• REQUIRED WORK: Write out each line exactly as given. Leave the pictures out of your copy.

• DATASET ROWS:
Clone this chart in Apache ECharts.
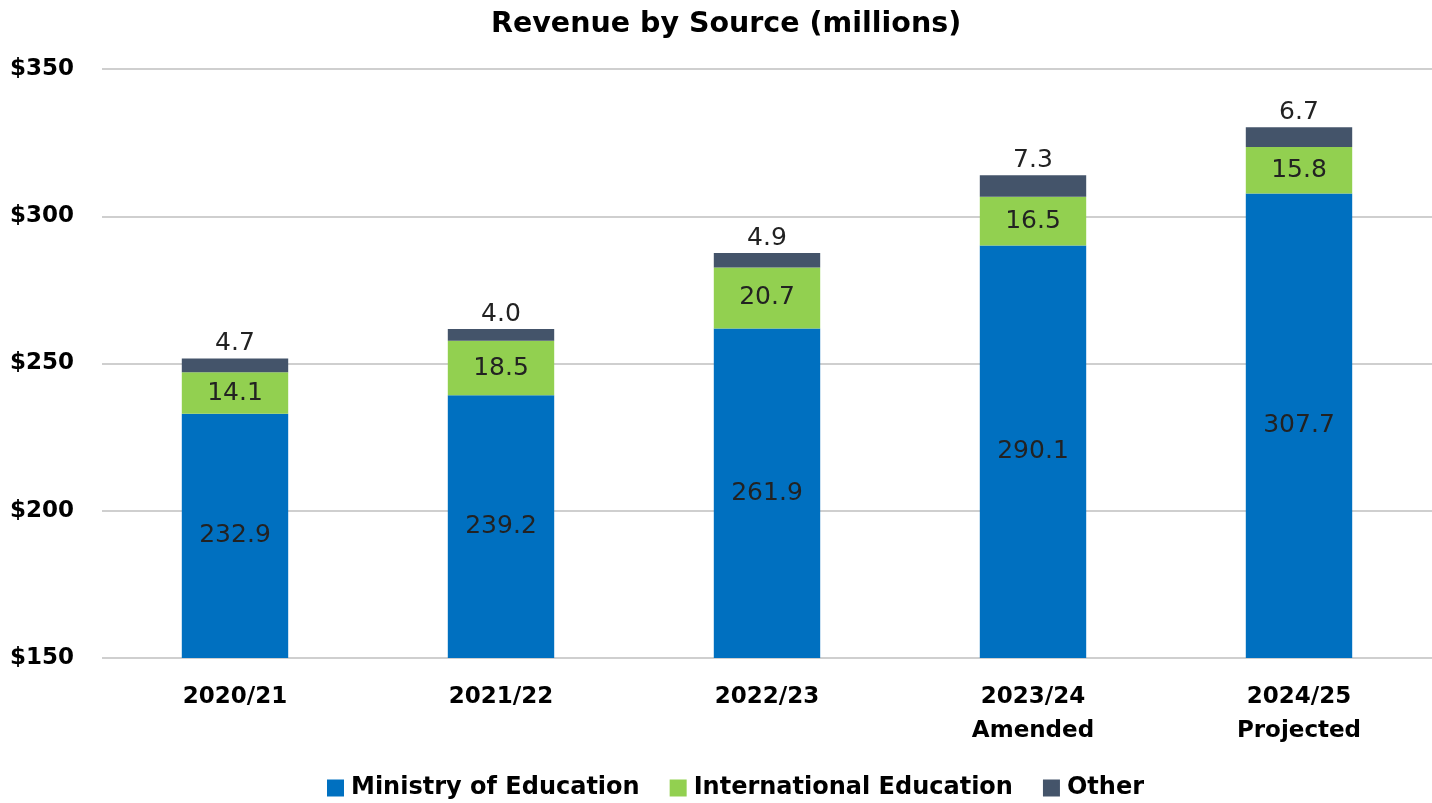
<!DOCTYPE html>
<html>
<head>
<meta charset="utf-8">
<script src="https://cdn.jsdelivr.net/npm/echarts@6/dist/echarts.min.js"></script>
<style>
  html, body { margin: 0; padding: 0; background: #fff; }
  #main { width: 1432px; height: 803px; }
</style>
</head>
<body>
<div id="main"></div>
<script>
var years = ['2020/21', '2021/22', '2022/23', '2023/24\nAmended', '2024/25\nProjected'];
var ministry = [232.9, 239.2, 261.9, 290.1, 307.7];
var international = [14.1, 18.5, 20.7, 16.5, 15.8];
var other = [4.7, 4.0, 4.9, 7.3, 6.7];

var font = 'DejaVu Sans';
var chart = echarts.init(document.getElementById('main'));

function fmt(p) { return p.value.toFixed(1); }

var labelStyle = { fontFamily: font, fontSize: 25, color: '#222', formatter: fmt };

var option = {
  animation: false,
  title: {
    text: 'Revenue by Source (millions)',
    left: 486,
    top: 5,
    textStyle: { fontFamily: font, fontSize: 28.5, fontWeight: 'bold', color: '#000' }
  },
  legend: {
    bottom: -2,
    left: 322,
    itemWidth: 17,
    itemHeight: 17,
    itemGap: 30,
    icon: 'rect',
    textStyle: { fontFamily: font, fontSize: 24, fontWeight: 'bold', color: '#000', padding: [0, 0, 0, 2] },
    data: ['Ministry of Education', 'International Education', 'Other']
  },
  grid: { left: 102, right: -10, top: 69, bottom: 145 },
  xAxis: {
    type: 'category',
    data: years,
    axisLine: { show: false },
    axisTick: { show: false },
    axisLabel: {
      margin: 22,
      fontFamily: font, fontSize: 23, fontWeight: 'bold', color: '#000', lineHeight: 34
    }
  },
  yAxis: {
    type: 'value',
    min: 150, max: 350, interval: 50,
    axisLine: { show: false },
    axisTick: { show: false },
    axisLabel: {
      margin: 28,
      fontFamily: font, fontSize: 23, fontWeight: 'bold', color: '#000',
      formatter: function (v) { return '$' + v; }
    },
    splitLine: { lineStyle: { color: '#cfcfcf', width: 2 } }
  },
  series: [
    {
      name: 'Ministry of Education', type: 'bar', stack: 'rev',
      barWidth: '40%',
      itemStyle: { color: '#0070C0' },
      label: Object.assign({ show: true, position: 'inside' }, labelStyle),
      data: ministry
    },
    {
      name: 'International Education', type: 'bar', stack: 'rev',
      itemStyle: { color: '#92D050' },
      label: Object.assign({ show: true, position: 'inside' }, labelStyle),
      data: international
    },
    {
      name: 'Other', type: 'bar', stack: 'rev',
      itemStyle: { color: '#44546A' },
      label: Object.assign({ show: true, position: 'top', distance: 2 }, labelStyle),
      data: other
    }
  ]
};
chart.setOption(option);
</script>
</body>
</html>
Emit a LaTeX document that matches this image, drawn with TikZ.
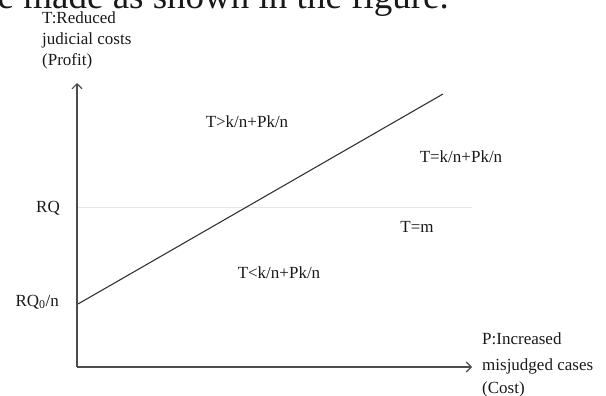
\documentclass[tikz,border=0pt]{standalone}
\usepackage{fontspec}
\setmainfont{Liberation Serif}
\usetikzlibrary{arrows.meta}
\tikzset{
  lbl/.style={inner sep=0pt, font=\fontsize{17}{21}\selectfont, text=black!90},
  axisline/.style={draw=black!70, line width=1.1pt, -{Straight Barb[length=5pt,width=10pt]}},
  refline/.style={draw=black!10, line width=0.9pt},
  diag/.style={draw=black!80, line width=1.1pt},
}
\begin{document}
\begin{tikzpicture}[x=1pt,y=-1pt]
\useasboundingbox (0,0) rectangle (606,396);
\clip (0,0) rectangle (606,396);
% cropped document text at top
\node[lbl, font=\fontsize{37}{40}\selectfont, anchor=base west] (doctext) at (-21,9) {be made as shown in the figure.};
% coordinates
\coordinate (O) at (77,367);
\coordinate (ytip) at (77,83);
\coordinate (xtip) at (472,367);
\coordinate (rqL) at (77,207);
\coordinate (rqR) at (472,207);
\coordinate (dA) at (78,304);
\coordinate (dB) at (443,94);
% lines
\draw[refline] (rqL) -- (rqR);
\draw[axisline] (O) -- (ytip);
\draw[axisline] (O) -- (xtip);
\draw[diag] (dA) -- (dB);
% axis labels
\node[lbl, anchor=base west] (ylab1) at (42,24) {T:Reduced};
\node[lbl, anchor=base west] (ylab2) at (42,45) {judicial costs};
\node[lbl, anchor=base west] (ylab3) at (42,66) {(Profit)};
\node[lbl, anchor=base west] (xlab1) at (482,344) {P:Increased};
\node[lbl, anchor=base west] (xlab2) at (482,370) {misjudged cases};
\node[lbl, anchor=base west] (xlab3) at (482,393) {(Cost)};
% tick labels
\node[lbl, anchor=east] (rq) at (60,208) {RQ};
\node[lbl, anchor=east] (rq0) at (59,302) {RQ\textsubscript{0}/n};
% region labels
\node[lbl] (gt) at (247,122) {T>k/n+Pk/n};
\node[lbl] (eq) at (461,157) {T=k/n+Pk/n};
\node[lbl] (tm) at (417,227) {T=m};
\node[lbl] (lt) at (279,273) {T<k/n+Pk/n};
\end{tikzpicture}
\end{document}
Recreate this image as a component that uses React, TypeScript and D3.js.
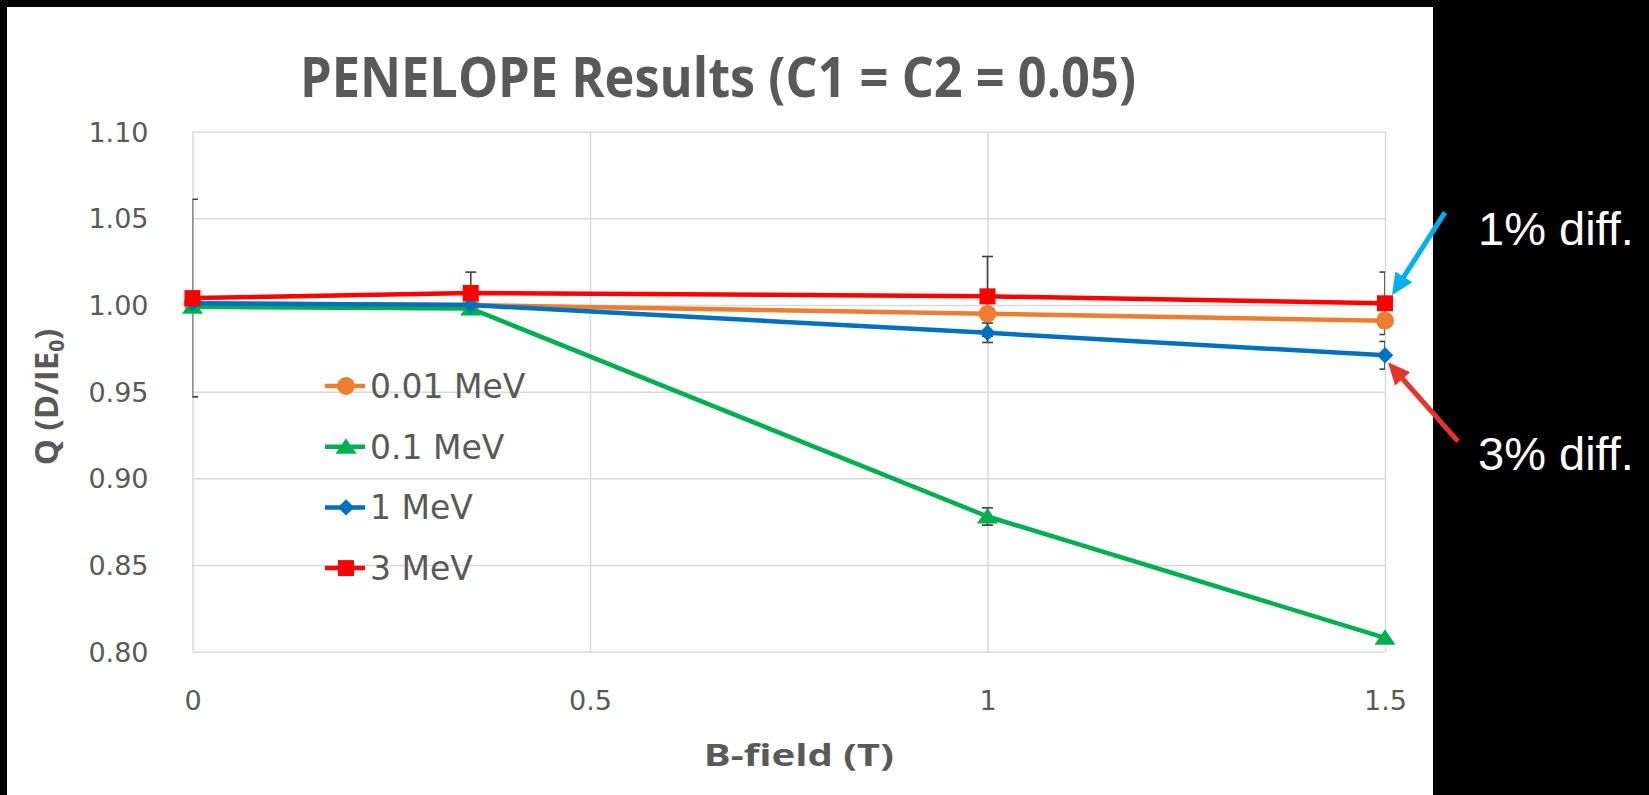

• ANSWER TO THIS TASK:
Clone this chart in Apache ECharts.
<!DOCTYPE html>
<html>
<head>
<meta charset="utf-8">
<script src="https://cdn.jsdelivr.net/npm/echarts@6/dist/echarts.min.js"></script>
<style>
  html, body { margin: 0; padding: 0; background: #fff; }
  #main { width: 1432px; height: 803px; }
</style>
</head>
<body>
<div id="main"></div>
<script>
var years = ['2020/21', '2021/22', '2022/23', '2023/24\nAmended', '2024/25\nProjected'];
var ministry = [232.9, 239.2, 261.9, 290.1, 307.7];
var international = [14.1, 18.5, 20.7, 16.5, 15.8];
var other = [4.7, 4.0, 4.9, 7.3, 6.7];

var font = 'DejaVu Sans';
var chart = echarts.init(document.getElementById('main'));

function fmt(p) { return p.value.toFixed(1); }

var labelStyle = { fontFamily: font, fontSize: 25, color: '#222', formatter: fmt };

var option = {
  animation: false,
  title: {
    text: 'Revenue by Source (millions)',
    left: 486,
    top: 5,
    textStyle: { fontFamily: font, fontSize: 28.5, fontWeight: 'bold', color: '#000' }
  },
  legend: {
    bottom: -2,
    left: 322,
    itemWidth: 17,
    itemHeight: 17,
    itemGap: 30,
    icon: 'rect',
    textStyle: { fontFamily: font, fontSize: 24, fontWeight: 'bold', color: '#000', padding: [0, 0, 0, 2] },
    data: ['Ministry of Education', 'International Education', 'Other']
  },
  grid: { left: 102, right: -10, top: 69, bottom: 145 },
  xAxis: {
    type: 'category',
    data: years,
    axisLine: { show: false },
    axisTick: { show: false },
    axisLabel: {
      margin: 22,
      fontFamily: font, fontSize: 23, fontWeight: 'bold', color: '#000', lineHeight: 34
    }
  },
  yAxis: {
    type: 'value',
    min: 150, max: 350, interval: 50,
    axisLine: { show: false },
    axisTick: { show: false },
    axisLabel: {
      margin: 28,
      fontFamily: font, fontSize: 23, fontWeight: 'bold', color: '#000',
      formatter: function (v) { return '$' + v; }
    },
    splitLine: { lineStyle: { color: '#cfcfcf', width: 2 } }
  },
  series: [
    {
      name: 'Ministry of Education', type: 'bar', stack: 'rev',
      barWidth: '40%',
      itemStyle: { color: '#0070C0' },
      label: Object.assign({ show: true, position: 'inside' }, labelStyle),
      data: ministry
    },
    {
      name: 'International Education', type: 'bar', stack: 'rev',
      itemStyle: { color: '#92D050' },
      label: Object.assign({ show: true, position: 'inside' }, labelStyle),
      data: international
    },
    {
      name: 'Other', type: 'bar', stack: 'rev',
      itemStyle: { color: '#44546A' },
      label: Object.assign({ show: true, position: 'top', distance: 2 }, labelStyle),
      data: other
    }
  ]
};
chart.setOption(option);
</script>
</body>
</html>
Emit a LaTeX document that matches this image, drawn with TikZ.
\documentclass[tikz,border=0pt]{standalone}
\usepackage{fontspec}
\setmainfont{Liberation Serif}
\usetikzlibrary{arrows.meta}
\tikzset{
  lbl/.style={inner sep=0pt, font=\fontsize{17}{21}\selectfont, text=black!90},
  axisline/.style={draw=black!70, line width=1.1pt, -{Straight Barb[length=5pt,width=10pt]}},
  refline/.style={draw=black!10, line width=0.9pt},
  diag/.style={draw=black!80, line width=1.1pt},
}
\begin{document}
\begin{tikzpicture}[x=1pt,y=-1pt]
\useasboundingbox (0,0) rectangle (606,396);
\clip (0,0) rectangle (606,396);
% cropped document text at top
\node[lbl, font=\fontsize{37}{40}\selectfont, anchor=base west] (doctext) at (-21,9) {be made as shown in the figure.};
% coordinates
\coordinate (O) at (77,367);
\coordinate (ytip) at (77,83);
\coordinate (xtip) at (472,367);
\coordinate (rqL) at (77,207);
\coordinate (rqR) at (472,207);
\coordinate (dA) at (78,304);
\coordinate (dB) at (443,94);
% lines
\draw[refline] (rqL) -- (rqR);
\draw[axisline] (O) -- (ytip);
\draw[axisline] (O) -- (xtip);
\draw[diag] (dA) -- (dB);
% axis labels
\node[lbl, anchor=base west] (ylab1) at (42,24) {T:Reduced};
\node[lbl, anchor=base west] (ylab2) at (42,45) {judicial costs};
\node[lbl, anchor=base west] (ylab3) at (42,66) {(Profit)};
\node[lbl, anchor=base west] (xlab1) at (482,344) {P:Increased};
\node[lbl, anchor=base west] (xlab2) at (482,370) {misjudged cases};
\node[lbl, anchor=base west] (xlab3) at (482,393) {(Cost)};
% tick labels
\node[lbl, anchor=east] (rq) at (60,208) {RQ};
\node[lbl, anchor=east] (rq0) at (59,302) {RQ\textsubscript{0}/n};
% region labels
\node[lbl] (gt) at (247,122) {T>k/n+Pk/n};
\node[lbl] (eq) at (461,157) {T=k/n+Pk/n};
\node[lbl] (tm) at (417,227) {T=m};
\node[lbl] (lt) at (279,273) {T<k/n+Pk/n};
\end{tikzpicture}
\end{document}
Recreate this image as a component that uses React, TypeScript and D3.js.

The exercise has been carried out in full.